The unofficial vote totals and vote share for each candidate are as follows:

  1. Todd Doherty (Conservative): 38,039 votes, 60.1 per cent vote share
  2. Clinton Emslie (Liberal): 19,206 votes, 30.3 per cent vote share
  3. Angie Bonazzo (NDP): 4,056 votes, 6.4 per cent vote share
  4. Jodie Capling (Green): 1,192 votes, 1.9 per cent vote share
  5. Rudy Sans (PPC): 436 votes, 0.7 per cent vote share
  6. Kenneth B. Thomson: 213 votes, 0.3 per cent vote share
  7. Jake Wiens (Christian Heritage): 180 votes, 0.3 per cent vote share

While still a distant second place, Emslie received more than double the votes than the last Liberal candidate, Garth Frizzell, earned in the 2021 election.

Frizzell received 8,397 in a third-place showing, representing 16.6 per cent of votes cast in Cariboo-Prince George in 2021.

However, the results for the NDP in Cariboo-Prince George saw a collapse much like the party saw across the country.

Bonazzo’s 4,056 votes were less than half of the 10,323 that NDP candidate Audrey McKinnon earned in 2021 in a second-place finish. That earned McKinnon 20.4 per cent of the vote, compared to the 6.4 per cent Bonazzo obtained.

The People’s Party of Canada saw their vote share decline from the 8.2 per cent they earned in the 2021 election to just 0.7 per cent this time around.

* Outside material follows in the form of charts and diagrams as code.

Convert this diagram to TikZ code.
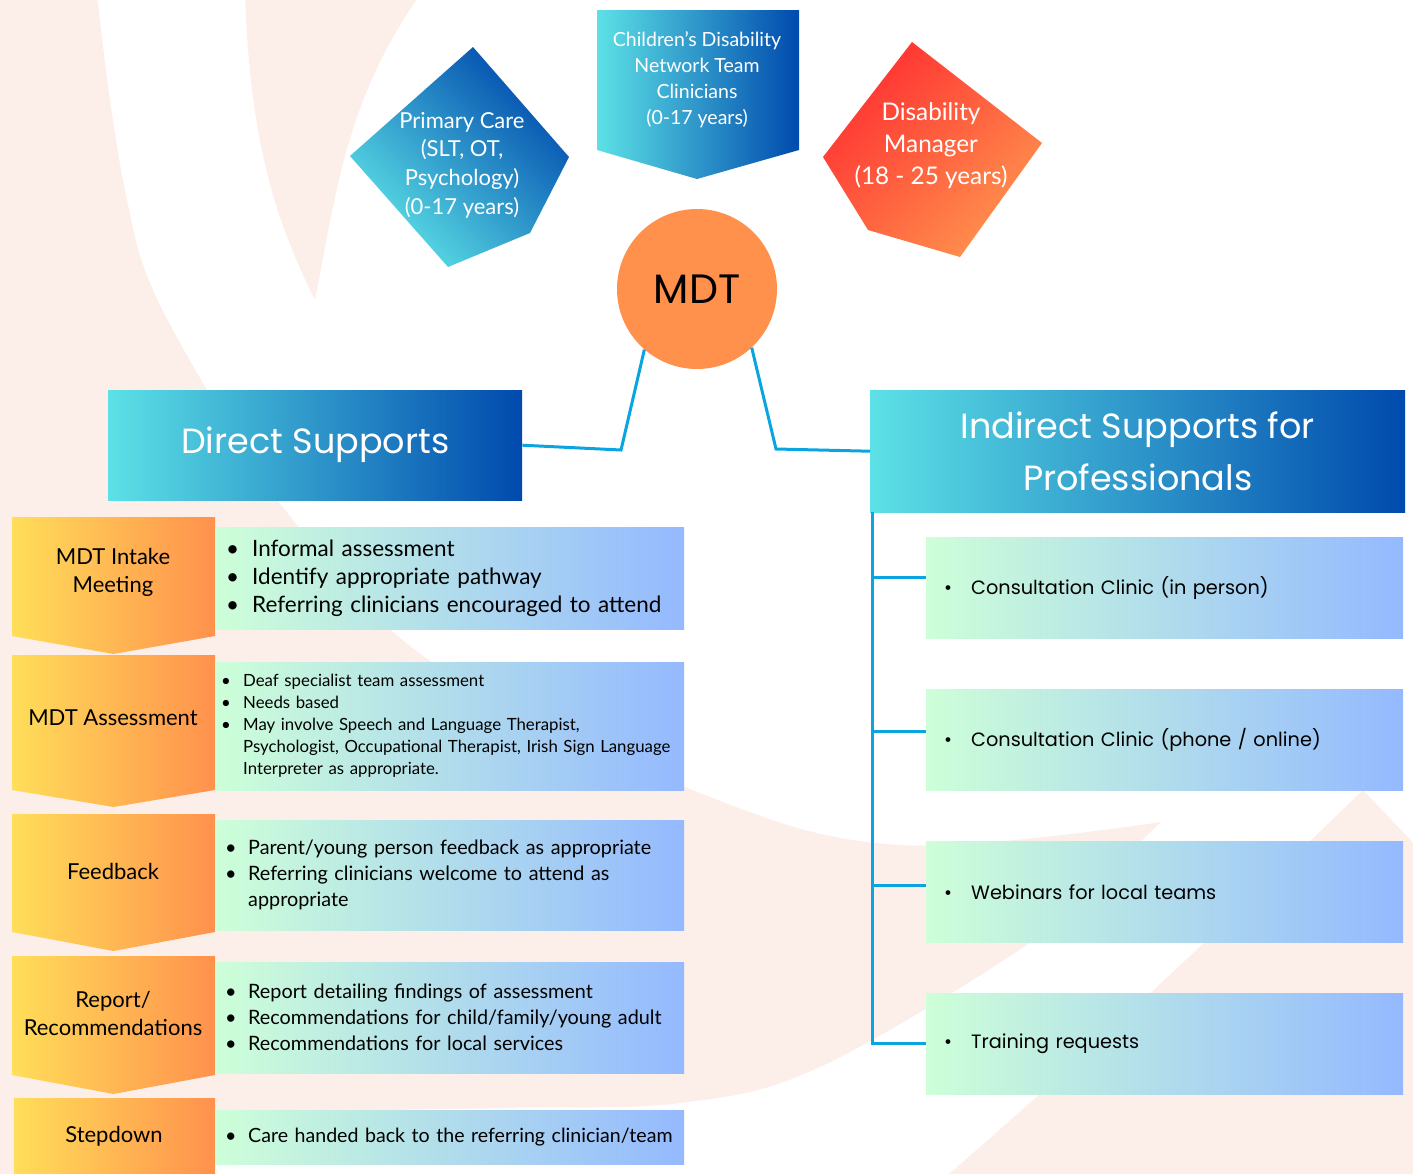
\documentclass[tikz,border=0pt]{standalone}
\usepackage{fontspec}
\setmainfont{Lato}
\newfontfamily\headfont{Poppins}
\usepackage{tikz}
\usetikzlibrary{positioning,calc}

\definecolor{swirlpeach}{HTML}{FCEFEA}
\definecolor{tealcyan}{HTML}{5CE1E6}
\definecolor{royalblue}{HTML}{004AAD}
\definecolor{sunyellow}{HTML}{FFDE59}
\definecolor{mdtorange}{HTML}{FF914D}
\definecolor{mintgreen}{HTML}{CDFFD8}
\definecolor{skyblue}{HTML}{94B9FF}
\definecolor{hotred}{HTML}{FF3131}
\definecolor{linkblue}{HTML}{0AA5E0}

\newcommand{\bitem}[2]{\mbox{\makebox[#1][l]{\textbullet}#2}}
\newcommand{\bcont}[2]{\mbox{\hspace*{#1}#2}}

\tikzset{
  link/.style={linkblue, line width=3pt},
  headbox/.style={anchor=north west, inner sep=0pt, left color=tealcyan, right color=royalblue,
    text=white, align=center, font=\headfont\fontsize{35}{52}\selectfont},
  stagebox/.style={anchor=north west, inner ysep=0pt, left color=mintgreen, right color=skyblue,
    minimum width=469pt, align=left},
  stagelabel/.style={align=center, font=\fontsize{22}{28}\selectfont},
  profbox/.style={anchor=north west, inner xsep=18pt, left color=mintgreen, right color=skyblue,
    minimum width=477pt, minimum height=101pt, text width=441pt, align=left,
    font=\headfont\fontsize{19.3}{22}\selectfont},
  shapetext/.style={text=white, align=center}
}

\begin{document}
\begin{tikzpicture}[x=1pt,y=-1pt]
% Canvas
\useasboundingbox (0,0) rectangle (1413,1173);
\clip (0,0) rectangle (1413,1173);

% Background swirl
\fill[swirlpeach] (-5,-5) -- plot[smooth, tension=0.6] coordinates {(97,-5) (110,100) (127,200) (150,283)
  (207,390) (277,500) (429,660) (700,793) (900,845) (1161,822)}
  -- plot[smooth, tension=0.6] coordinates {(1161,822) (1100,880) (1030,943) (820,1067) (680,1103)
  (500,1108) (260,1112)} -- (215,1140) -- (-5,1180) -- cycle;
\fill[swirlpeach] (245,-5) .. controls (250,150) and (280,230) .. (315,300)
  .. controls (335,200) and (345,100) .. (420,-5) -- cycle;
\fill[swirlpeach] (942,1180) .. controls (1150,1000) and (1300,850) .. (1363,790)
  -- (1420,850) -- (1420,1180) -- cycle;

% Referral sources
\shade[left color=tealcyan, right color=royalblue, shading angle=135]
  (473,47) -- (569,157) -- (530,233) -- (448,267) -- (350,156) -- cycle;
\node[shapetext, font=\fontsize{22}{28.7}\selectfont] (pcare) at (462,165)
  {Primary Care\\(SLT, OT,\\Psychology)\\(0-17 years)};

\shade[left color=tealcyan, right color=royalblue]
  (597,10) -- (799,10) -- (799,150) -- (697,179) -- (597,150) -- cycle;
\node[shapetext, font=\fontsize{19.5}{26}\selectfont] (cdnt) at (697,80)
  {Children's Disability\\Network Team\\Clinicians\\(0-17 years)};

\shade[left color=hotred, right color=mdtorange, shading angle=45]
  (912,42) -- (1042,143) -- (960,257) -- (868,230) -- (823,157) -- cycle;
\node[shapetext, font=\fontsize{24.3}{32}\selectfont] (dman) at (931,146)
  {Disability\\Manager\\(18 - 25 years)};

% MDT hub
\node[circle, fill=mdtorange, minimum size=160pt, inner sep=0pt,
  font=\headfont\fontsize{41}{44}\selectfont] (mdt) at (697,289) {MDT};

% Support headers
\node[headbox, minimum width=414pt, minimum height=110pt] (direct) at (108,390) {Direct Supports};
\node[headbox, minimum width=535pt, minimum height=122pt] (indirect) at (870,390)
  {Indirect Supports for\\Professionals};

\coordinate (lbend) at (621,450);
\coordinate (rbend) at (776,449);
\draw[link] (mdt.-131) -- (lbend) -- (direct.east);
\draw[link] (mdt.-47) -- (rbend) -- (indirect.west);

% Pathway steps
\foreach \ya/\yb/\yc in {517/636/654, 655/790/807, 814/932/951, 956/1075/1094}
  \shade[left color=sunyellow, right color=mdtorange]
    (12,\ya) -- (215,\ya) -- (215,\yb) -- (113.5,\yc) -- (12,\yb) -- cycle;
\shade[left color=sunyellow, right color=mdtorange] (14,1098) rectangle (215,1180);

\node[stagelabel] (intake) at (113,572) {MDT Intake\\Meeting};
\node[stagelabel] (assess) at (113,718) {MDT Assessment};
\node[stagelabel] (feedback) at (113,871) {Feedback};
\node[stagelabel] (report) at (113,1013) {Report/\\Recommendations};
\node[stagelabel] (stepdown) at (114,1136) {Stepdown};

\node[stagebox, minimum height=102pt, inner xsep=11pt, text width=447pt,
  font=\fontsize{22.5}{28}\selectfont] (d1) at (215,527)
  {\bitem{26pt}{Informal assessment}\\
   \bitem{26pt}{Identify appropriate pathway}\\
   \bitem{26pt}{Referring clinicians encouraged to attend}};
\node[stagebox, minimum height=128pt, inner xsep=6pt, text width=457pt,
  font=\fontsize{16.8}{22}\selectfont] (d2) at (215,662)
  {\bitem{22pt}{Deaf specialist team assessment}\\
   \bitem{22pt}{Needs based}\\
   \bitem{22pt}{May involve Speech and Language Therapist,}\\
   \bcont{22pt}{Psychologist, Occupational Therapist, Irish Sign Language}\\
   \bcont{22pt}{Interpreter as appropriate.}};
\node[stagebox, minimum height=110pt, inner xsep=10pt, text width=449pt,
  font=\fontsize{19.8}{26}\selectfont] (d3) at (215,820)
  {\bitem{23pt}{Parent/young person feedback as appropriate}\\
   \bitem{23pt}{Referring clinicians welcome to attend as}\\
   \bcont{23pt}{appropriate}};
\node[stagebox, minimum height=111pt, inner xsep=10pt, text width=449pt,
  font=\fontsize{19.8}{26}\selectfont] (d4) at (215,962)
  {\bitem{23pt}{Report detailing findings of assessment}\\
   \bitem{23pt}{Recommendations for child/family/young adult}\\
   \bitem{23pt}{Recommendations for local services}};
\node[stagebox, minimum height=54pt, inner xsep=10pt, text width=449pt,
  font=\fontsize{19.6}{26}\selectfont] (d5) at (215,1110)
  {\bitem{23pt}{Care handed back to the referring clinician/team}};

% Indirect supports
\node[profbox] (c1) at (926,537) {\bitem{27pt}{Consultation Clinic (in person)}};
\node[profbox] (c2) at (926,689) {\bitem{27pt}{Consultation Clinic (phone / online)}};
\node[profbox] (c3) at (926,841) {\bitem{27pt}{Webinars for local teams}};
\node[profbox] (c4) at (926,993) {\bitem{27pt}{Training requests}};

\foreach \n/\dy in {c1/10, c2/8, c3/6, c4/0}
  \draw[link] ([xshift=2pt]indirect.south west) |- ([yshift=\dy pt]\n.west);
\end{tikzpicture}
\end{document}
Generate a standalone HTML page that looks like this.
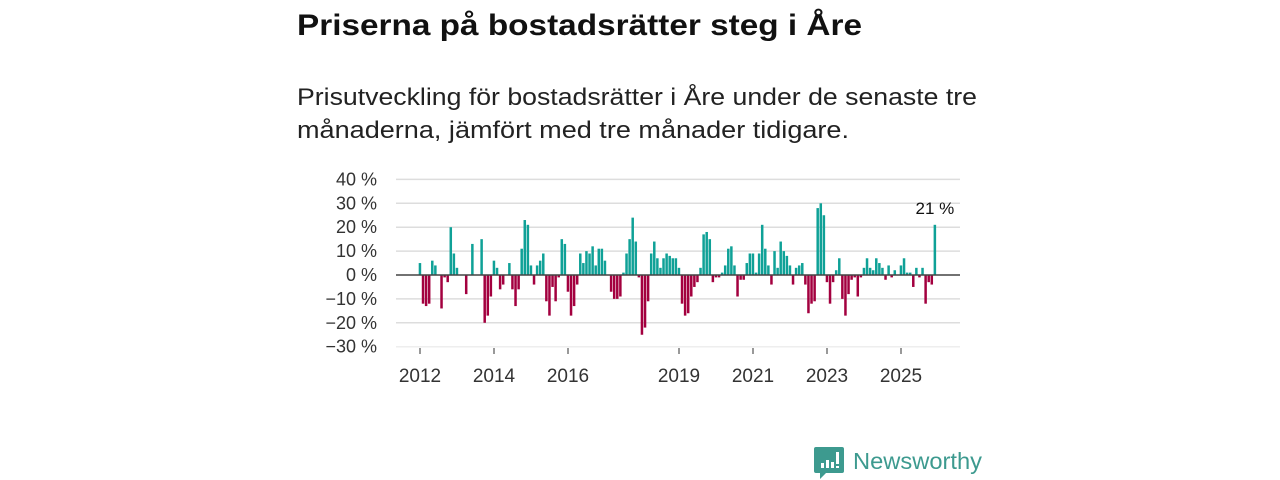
<!DOCTYPE html>
<html><head><meta charset="utf-8"><style>
html,body{margin:0;padding:0;background:#fff;}
svg{display:block;font-family:"Liberation Sans",sans-serif;}
</style></head><body>
<svg width="1280" height="480" viewBox="0 0 1280 480">
<text x="297" y="35" font-size="30" font-weight="bold" fill="#111" textLength="565" lengthAdjust="spacingAndGlyphs">Priserna på bostadsrätter steg i Åre</text>
<text x="297" y="105" font-size="24" fill="#222" textLength="680" lengthAdjust="spacingAndGlyphs">Prisutveckling för bostadsrätter i Åre under de senaste tre</text>
<text x="297" y="138" font-size="24" fill="#222" textLength="552" lengthAdjust="spacingAndGlyphs">månaderna, jämfört med tre månader tidigare.</text>
<g id="grid"></g>
<g id="bars"></g>
<g id="axes"></g>
<g>
<path d="M816 447 h26 a2 2 0 0 1 2 2 v22 a2 2 0 0 1 -2 2 h-16 l-6 6 v-6 h-4 a2 2 0 0 1 -2 -2 v-22 a2 2 0 0 1 2 -2z" fill="#3d9a8f"/>
<rect x="821" y="463" width="3" height="5" fill="#fff"/><rect x="826" y="460" width="3" height="8" fill="#fff"/><rect x="831" y="462" width="3" height="6" fill="#fff"/><rect x="836" y="452" width="3" height="12" fill="#fff"/><rect x="836" y="466" width="3" height="2" fill="#fff"/>
<text x="853" y="469" font-size="23" fill="#3d9a8f" textLength="129" lengthAdjust="spacingAndGlyphs">Newsworthy</text>
</g>
</svg>
<script>
const values = [5,-12,-13,-12,6,4,0,-14,-1,-3,20,9,3,0,0,-8,0,13,0,0,15,-20,-17,-9,6,3,-6,-4,0,5,-6,-13,-6,11,23,21,4,-4,4,6,9,-11,-17,-5,-11,-1,15,13,-7,-17,-13,-4,9,5,10,9,12,4,11,11,6,0,-7,-10,-10,-9,1,9,15,24,14,-1,-25,-22,-11,9,14,7,3,7,9,8,7,7,3,-12,-17,-16,-9,-5,-3,3,17,18,15,-3,-1,-1,1,4,11,12,4,-9,-2,-2,5,9,9,1,9,21,11,4,-4,10,3,14,10,8,4,-4,3,4,5,-4,-16,-12,-11,28,30,25,-3,-12,-3,2,7,-10,-17,-8,-2,-1,-9,-1,3,7,3,2,7,5,3,-2,4,-1,2,0,4,7,1,1,-5,3,-1,3,-12,-3,-4,21];
const yTicks = [40,30,20,10,0,-10,-20,-30];
const xTickYears = [2012,2014,2016,2019,2021,2023,2025];
const startYear = 2012;
const NS='http://www.w3.org/2000/svg';
const y = v => 275 - v*2.39;
const xYear = yr => 420 + (yr-startYear)*37;
const xMonth = i => 420 + i*37/12;
const grid=document.getElementById('grid'), bars=document.getElementById('bars'), axes=document.getElementById('axes');
function mk(tag,attrs,parent){const e=document.createElementNS(NS,tag);for(const k in attrs)e.setAttribute(k,attrs[k]);parent.appendChild(e);return e;}
yTicks.forEach(t=>{
  if(t!==0){const l=mk('line',{x1:396,x2:960,y1:y(t),y2:y(t),stroke:t===-30?'#eee':'#ddd','stroke-width':1.5},grid);
  
  }
  const tx=mk('text',{x:377,y:y(t)+6,'text-anchor':'end','font-size':18,fill:'#333'},axes);
  tx.textContent=(t<0?'\u2212'+(-t):t)+' %';
  
  
});
values.forEach((v,i)=>{
  const x=xMonth(i)-1.3;
  const r=mk('rect',{x:x,width:2.5,y:v>=0?y(v):y(0),height:Math.abs(y(v)-y(0)),fill:v>=0?'#0fa197':'#a3003f'},bars);
  
  
});
const z=mk('line',{x1:396,x2:960,y1:y(0),y2:y(0),stroke:'#444','stroke-width':1.5},axes);


xTickYears.forEach(yr=>{
  const tk=mk('line',{x1:xYear(yr),x2:xYear(yr),y1:348,y2:354,stroke:'#333','stroke-width':1},axes);
  
  
  const tx=mk('text',{x:xYear(yr),y:382,'text-anchor':'middle','font-size':19,fill:'#333'},axes);
  tx.textContent=yr;
  
  
});
const last=values.length-1;
const lab=mk('text',{x:xMonth(last),y:y(values[last])-11,'text-anchor':'middle','font-size':17,fill:'#111'},axes);
lab.textContent=values[last]+' %';


</script>
</body></html>
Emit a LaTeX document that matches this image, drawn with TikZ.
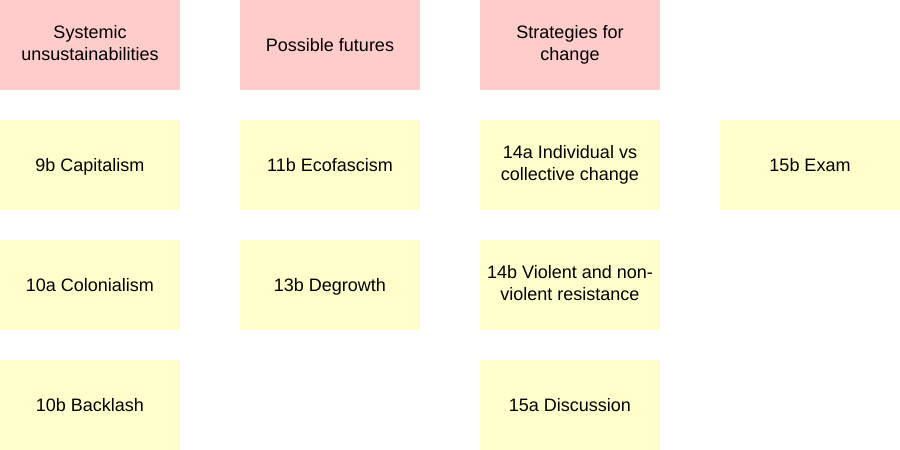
\documentclass[tikz,border=0pt]{standalone}
\usepackage{fontspec}
\setmainfont{Liberation Sans}
\definecolor{headpink}{HTML}{FFCCCC}
\definecolor{notepale}{HTML}{FFFFCC}
\newcommand{\linestrut}{\rule[-5pt]{0pt}{22.4pt}}
\newcommand{\tallstrut}{\rule[-5pt]{0pt}{28.4pt}}
\begin{document}
\begin{tikzpicture}[x=1pt,y=-1pt,
    card/.style={minimum width=180pt,minimum height=90pt,inner sep=0pt,
      align=center,font=\fontsize{18}{22}\selectfont,
      execute at begin node=\linestrut,execute at end node=\linestrut},
    head/.style={card,fill=headpink},
    topic/.style={card,fill=notepale},
    twolines/.style={execute at begin node=\tallstrut}]

        \useasboundingbox (0,0) rectangle (900,450);

        % column headings
        \node[head,twolines] (sys)   at (90,45)  {Systemic\\unsustainabilities};
        \node[head]          (fut)   at (330,45) {Possible futures};
        \node[head,twolines] (strat) at (570,45) {Strategies for\\change};

        % lecture topics
        \node[topic] (9b)  at (90,165)  {9b Capitalism};
        \node[topic] (10a) at (90,285)  {10a Colonialism};
        \node[topic] (10b) at (90,405)  {10b Backlash};
        \node[topic] (11b) at (330,165) {11b Ecofascism};
        \node[topic] (13b) at (330,285) {13b Degrowth};
        \node[topic,twolines] (14a) at (570,165) {14a Individual vs\\collective change};
        \node[topic,twolines] (14b) at (570,285) {14b Violent and non-\\violent resistance};
        \node[topic] (15a) at (570,405) {15a Discussion};
        \node[topic] (15b) at (810,165) {15b Exam};

      \end{tikzpicture}
\end{document}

The Greens’ vote share declined from 3.6 per cent in 2021 to 1.9 per cent this time around, though they managed to move up from fifth place in the riding to fourth place.

The Christian Heritage Party saw their results only slightly decline from the 0.4 per cent they earned in 2021 to 0.3 per cent this time around.

When this article was first published, Elections Canada was still waiting on results to come in from 14 of the 272 polls in Prince George-Peace River-Northern Rockies, where Bob Zimmer was leading with 70.9 per cent of votes cast.

With 95 per cent of polls reporting in, voter turnout was pegged at 59.26 per cent. If that holds, it would represent the lowest turnout there since 2011.